» **Information shown**
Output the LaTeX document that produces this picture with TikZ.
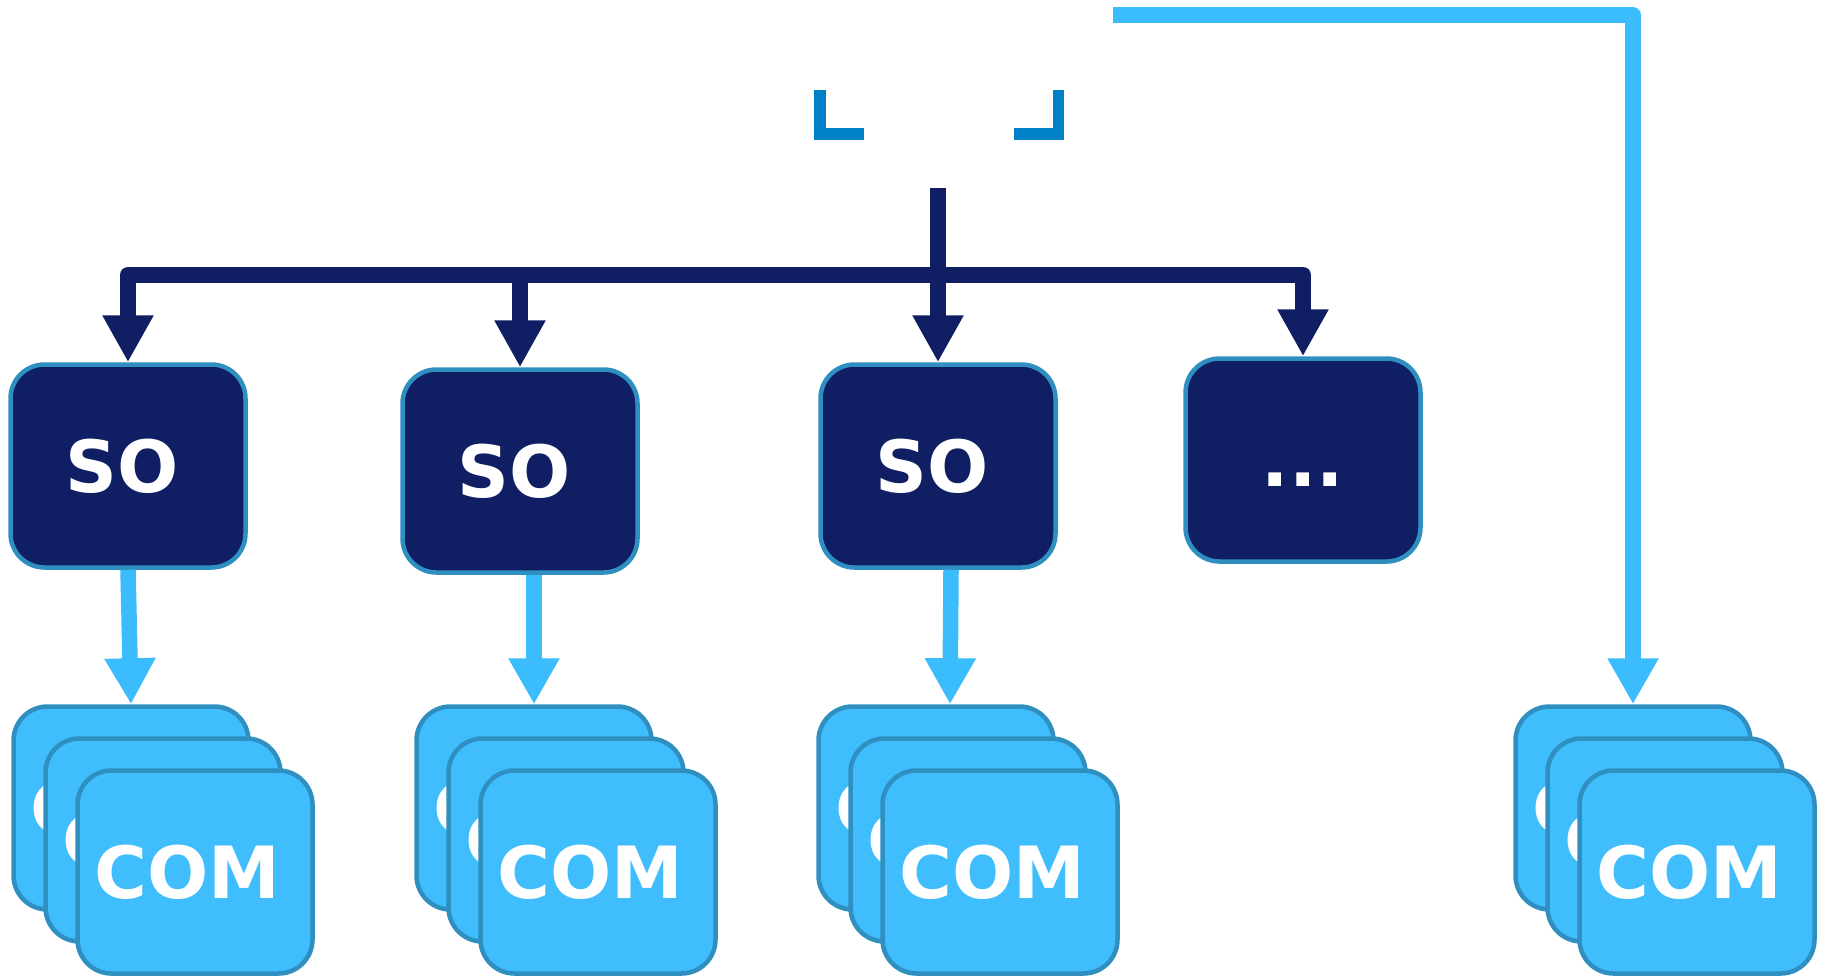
\documentclass[tikz,border=0pt]{standalone}
\usepackage{fontspec}
\setsansfont{DejaVu Sans}
\usetikzlibrary{
    arrows.meta,
    positioning
}
\definecolor{navy}{RGB}{16,30,100}
\definecolor{rim}{RGB}{46,143,192}
\definecolor{sky}{RGB}{63,189,253}
\definecolor{feedblue}{RGB}{59,188,252}
\definecolor{markblue}{RGB}{0,128,198}
\tikzset{
    box/.style={
        shape=rectangle, rounded corners=17pt, draw=rim, line width=2.25pt,
        minimum width=117.5pt, minimum height=101.5pt, inner sep=0pt,
        text=white, text height=26.5pt, text depth=0pt,
        font=\sffamily\bfseries\fontsize{36}{40}\selectfont
    },
    so box/.style={
        box, fill=navy
    },
    com box/.style={
        box, fill=sky
    },
    tree arrow/.style={
        draw=navy, line width=8pt, line join=round,
        -{Triangle[width=24pt,length=23.5pt]}
    },
    feed arrow/.style={
        draw=feedblue, line width=7.75pt, line join=round,
        -{Triangle[width=24pt,length=23pt]}
    },
    corner mark/.style={
        draw=markblue, line width=5.75pt, line join=miter
    },
}

\begin{document}
\begin{tikzpicture}[x=0.5pt,y=-0.5pt]
    \useasboundingbox (0,0) rectangle (1823,976);

    % corner marks
    \draw[corner mark] (820,90) -- (820,134) -- (864,134);
    \draw[corner mark] (1058.5,90) -- (1058.5,134) -- (1014,134);

    % service nodes
    \node[so box] (so1) at (128,466) {SO\kern6pt};
    \node[so box] (so2) at (520,471) {SO\kern6pt};
    \node[so box] (so3) at (938,466) {SO\kern6pt};
    \node[so box] (dots) at (1303,460) {...};

    % component stacks
    \foreach \x/\n in {131/1,534/2,936/3,1633/4} {
        \node[com box] (com\n a) at (\x,808) {COM\kern8pt};
        \node[com box] (com\n b) at (\x+32,840) {COM\kern8pt};
        \node[com box] (com\n c) at (\x+64,872) {COM\kern8pt};
    }

    % tree
    \coordinate (top) at (938,188);
    \coordinate (fork) at (938,275);
    \draw[tree arrow] (fork) -| (so1);
    \draw[tree arrow] (fork) -| (so2);
    \draw[tree arrow] (fork) -| (dots);
    \draw[tree arrow] (top) -- (so3);

    % feeds
    \draw[feed arrow] (so1.south) -- (com1a.north);
    \draw[feed arrow] (com2a.north |- so2.south) -- (com2a.north);
    \draw[feed arrow] ([xshift=6.5pt]so3.south) -- ([xshift=7pt]com3a.north);
    \coordinate (feed) at (1113,15);
    \draw[feed arrow] (feed) -| (com4a);
\end{tikzpicture}
\end{document}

» **Required task**
Restate the full listing verbatim and drop every picture.

» **Result below**
Output the LaTeX document that produces this picture with TikZ.
\documentclass[tikz,border=0pt]{standalone}
\usepackage{fontspec}
\setsansfont{DejaVu Sans}
\usetikzlibrary{
    arrows.meta,
    positioning
}
\definecolor{navy}{RGB}{16,30,100}
\definecolor{rim}{RGB}{46,143,192}
\definecolor{sky}{RGB}{63,189,253}
\definecolor{feedblue}{RGB}{59,188,252}
\definecolor{markblue}{RGB}{0,128,198}
\tikzset{
    box/.style={
        shape=rectangle, rounded corners=17pt, draw=rim, line width=2.25pt,
        minimum width=117.5pt, minimum height=101.5pt, inner sep=0pt,
        text=white, text height=26.5pt, text depth=0pt,
        font=\sffamily\bfseries\fontsize{36}{40}\selectfont
    },
    so box/.style={
        box, fill=navy
    },
    com box/.style={
        box, fill=sky
    },
    tree arrow/.style={
        draw=navy, line width=8pt, line join=round,
        -{Triangle[width=24pt,length=23.5pt]}
    },
    feed arrow/.style={
        draw=feedblue, line width=7.75pt, line join=round,
        -{Triangle[width=24pt,length=23pt]}
    },
    corner mark/.style={
        draw=markblue, line width=5.75pt, line join=miter
    },
}

\begin{document}
\begin{tikzpicture}[x=0.5pt,y=-0.5pt]
    \useasboundingbox (0,0) rectangle (1823,976);

    % corner marks
    \draw[corner mark] (820,90) -- (820,134) -- (864,134);
    \draw[corner mark] (1058.5,90) -- (1058.5,134) -- (1014,134);

    % service nodes
    \node[so box] (so1) at (128,466) {SO\kern6pt};
    \node[so box] (so2) at (520,471) {SO\kern6pt};
    \node[so box] (so3) at (938,466) {SO\kern6pt};
    \node[so box] (dots) at (1303,460) {...};

    % component stacks
    \foreach \x/\n in {131/1,534/2,936/3,1633/4} {
        \node[com box] (com\n a) at (\x,808) {COM\kern8pt};
        \node[com box] (com\n b) at (\x+32,840) {COM\kern8pt};
        \node[com box] (com\n c) at (\x+64,872) {COM\kern8pt};
    }

    % tree
    \coordinate (top) at (938,188);
    \coordinate (fork) at (938,275);
    \draw[tree arrow] (fork) -| (so1);
    \draw[tree arrow] (fork) -| (so2);
    \draw[tree arrow] (fork) -| (dots);
    \draw[tree arrow] (top) -- (so3);

    % feeds
    \draw[feed arrow] (so1.south) -- (com1a.north);
    \draw[feed arrow] (com2a.north |- so2.south) -- (com2a.north);
    \draw[feed arrow] ([xshift=6.5pt]so3.south) -- ([xshift=7pt]com3a.north);
    \coordinate (feed) at (1113,15);
    \draw[feed arrow] (feed) -| (com4a);
\end{tikzpicture}
\end{document}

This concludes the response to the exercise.